## start PROVIDED DATA

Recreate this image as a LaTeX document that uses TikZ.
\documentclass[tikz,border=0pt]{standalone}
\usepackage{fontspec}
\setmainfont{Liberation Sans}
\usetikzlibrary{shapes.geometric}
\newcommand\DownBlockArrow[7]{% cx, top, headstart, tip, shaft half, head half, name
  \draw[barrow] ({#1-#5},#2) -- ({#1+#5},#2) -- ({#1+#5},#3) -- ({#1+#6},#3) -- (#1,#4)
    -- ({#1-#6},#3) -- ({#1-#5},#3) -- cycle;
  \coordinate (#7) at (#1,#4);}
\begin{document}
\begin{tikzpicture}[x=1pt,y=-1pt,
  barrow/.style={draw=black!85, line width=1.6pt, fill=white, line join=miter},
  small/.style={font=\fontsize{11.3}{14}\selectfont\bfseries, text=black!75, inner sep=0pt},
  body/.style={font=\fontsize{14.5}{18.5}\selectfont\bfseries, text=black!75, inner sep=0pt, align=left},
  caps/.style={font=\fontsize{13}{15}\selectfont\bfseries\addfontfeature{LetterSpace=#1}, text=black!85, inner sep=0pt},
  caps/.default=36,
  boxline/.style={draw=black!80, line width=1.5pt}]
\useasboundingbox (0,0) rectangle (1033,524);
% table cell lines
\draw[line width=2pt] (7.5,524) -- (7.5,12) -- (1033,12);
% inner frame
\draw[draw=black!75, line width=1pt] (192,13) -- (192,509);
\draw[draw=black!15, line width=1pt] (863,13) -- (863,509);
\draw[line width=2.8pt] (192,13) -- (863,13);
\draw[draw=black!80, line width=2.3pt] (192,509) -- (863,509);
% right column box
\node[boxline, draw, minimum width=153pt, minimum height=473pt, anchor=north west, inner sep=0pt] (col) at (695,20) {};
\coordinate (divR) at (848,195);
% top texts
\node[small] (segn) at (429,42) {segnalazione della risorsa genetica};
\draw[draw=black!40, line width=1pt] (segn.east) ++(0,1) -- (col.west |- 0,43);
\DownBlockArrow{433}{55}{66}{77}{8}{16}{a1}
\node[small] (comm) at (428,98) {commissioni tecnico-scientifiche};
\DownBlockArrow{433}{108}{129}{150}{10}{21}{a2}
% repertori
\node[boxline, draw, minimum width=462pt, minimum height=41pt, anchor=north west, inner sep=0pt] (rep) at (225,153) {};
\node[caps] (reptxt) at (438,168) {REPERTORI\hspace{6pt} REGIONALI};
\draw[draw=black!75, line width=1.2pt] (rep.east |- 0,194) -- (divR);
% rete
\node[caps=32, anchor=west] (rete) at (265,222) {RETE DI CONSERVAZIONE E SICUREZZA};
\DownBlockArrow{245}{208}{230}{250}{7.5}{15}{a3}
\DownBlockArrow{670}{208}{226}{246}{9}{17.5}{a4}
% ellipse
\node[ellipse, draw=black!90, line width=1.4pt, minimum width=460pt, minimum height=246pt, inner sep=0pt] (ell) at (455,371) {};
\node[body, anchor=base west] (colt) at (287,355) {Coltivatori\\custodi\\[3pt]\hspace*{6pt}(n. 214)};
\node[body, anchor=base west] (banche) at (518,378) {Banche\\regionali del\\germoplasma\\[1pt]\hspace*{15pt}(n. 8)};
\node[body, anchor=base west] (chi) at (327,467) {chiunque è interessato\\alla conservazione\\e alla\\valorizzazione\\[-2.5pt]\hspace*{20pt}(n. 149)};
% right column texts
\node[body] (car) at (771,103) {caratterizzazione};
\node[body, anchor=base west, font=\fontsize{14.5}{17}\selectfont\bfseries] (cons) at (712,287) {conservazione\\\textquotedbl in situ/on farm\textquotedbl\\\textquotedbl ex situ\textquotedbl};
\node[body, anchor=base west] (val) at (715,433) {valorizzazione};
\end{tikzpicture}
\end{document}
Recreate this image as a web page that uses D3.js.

## end PROVIDED DATA

Take the entries above and transcribe them exactly.

Recreate this image as a LaTeX document that uses TikZ.
\documentclass[tikz,border=0pt]{standalone}
\usepackage{fontspec}
\setmainfont{Liberation Sans}
\usetikzlibrary{shapes.geometric}
\newcommand\DownBlockArrow[7]{% cx, top, headstart, tip, shaft half, head half, name
  \draw[barrow] ({#1-#5},#2) -- ({#1+#5},#2) -- ({#1+#5},#3) -- ({#1+#6},#3) -- (#1,#4)
    -- ({#1-#6},#3) -- ({#1-#5},#3) -- cycle;
  \coordinate (#7) at (#1,#4);}
\begin{document}
\begin{tikzpicture}[x=1pt,y=-1pt,
  barrow/.style={draw=black!85, line width=1.6pt, fill=white, line join=miter},
  small/.style={font=\fontsize{11.3}{14}\selectfont\bfseries, text=black!75, inner sep=0pt},
  body/.style={font=\fontsize{14.5}{18.5}\selectfont\bfseries, text=black!75, inner sep=0pt, align=left},
  caps/.style={font=\fontsize{13}{15}\selectfont\bfseries\addfontfeature{LetterSpace=#1}, text=black!85, inner sep=0pt},
  caps/.default=36,
  boxline/.style={draw=black!80, line width=1.5pt}]
\useasboundingbox (0,0) rectangle (1033,524);
% table cell lines
\draw[line width=2pt] (7.5,524) -- (7.5,12) -- (1033,12);
% inner frame
\draw[draw=black!75, line width=1pt] (192,13) -- (192,509);
\draw[draw=black!15, line width=1pt] (863,13) -- (863,509);
\draw[line width=2.8pt] (192,13) -- (863,13);
\draw[draw=black!80, line width=2.3pt] (192,509) -- (863,509);
% right column box
\node[boxline, draw, minimum width=153pt, minimum height=473pt, anchor=north west, inner sep=0pt] (col) at (695,20) {};
\coordinate (divR) at (848,195);
% top texts
\node[small] (segn) at (429,42) {segnalazione della risorsa genetica};
\draw[draw=black!40, line width=1pt] (segn.east) ++(0,1) -- (col.west |- 0,43);
\DownBlockArrow{433}{55}{66}{77}{8}{16}{a1}
\node[small] (comm) at (428,98) {commissioni tecnico-scientifiche};
\DownBlockArrow{433}{108}{129}{150}{10}{21}{a2}
% repertori
\node[boxline, draw, minimum width=462pt, minimum height=41pt, anchor=north west, inner sep=0pt] (rep) at (225,153) {};
\node[caps] (reptxt) at (438,168) {REPERTORI\hspace{6pt} REGIONALI};
\draw[draw=black!75, line width=1.2pt] (rep.east |- 0,194) -- (divR);
% rete
\node[caps=32, anchor=west] (rete) at (265,222) {RETE DI CONSERVAZIONE E SICUREZZA};
\DownBlockArrow{245}{208}{230}{250}{7.5}{15}{a3}
\DownBlockArrow{670}{208}{226}{246}{9}{17.5}{a4}
% ellipse
\node[ellipse, draw=black!90, line width=1.4pt, minimum width=460pt, minimum height=246pt, inner sep=0pt] (ell) at (455,371) {};
\node[body, anchor=base west] (colt) at (287,355) {Coltivatori\\custodi\\[3pt]\hspace*{6pt}(n. 214)};
\node[body, anchor=base west] (banche) at (518,378) {Banche\\regionali del\\germoplasma\\[1pt]\hspace*{15pt}(n. 8)};
\node[body, anchor=base west] (chi) at (327,467) {chiunque è interessato\\alla conservazione\\e alla\\valorizzazione\\[-2.5pt]\hspace*{20pt}(n. 149)};
% right column texts
\node[body] (car) at (771,103) {caratterizzazione};
\node[body, anchor=base west, font=\fontsize{14.5}{17}\selectfont\bfseries] (cons) at (712,287) {conservazione\\\textquotedbl in situ/on farm\textquotedbl\\\textquotedbl ex situ\textquotedbl};
\node[body, anchor=base west] (val) at (715,433) {valorizzazione};
\end{tikzpicture}
\end{document}
Recreate this image as a web page that uses D3.js.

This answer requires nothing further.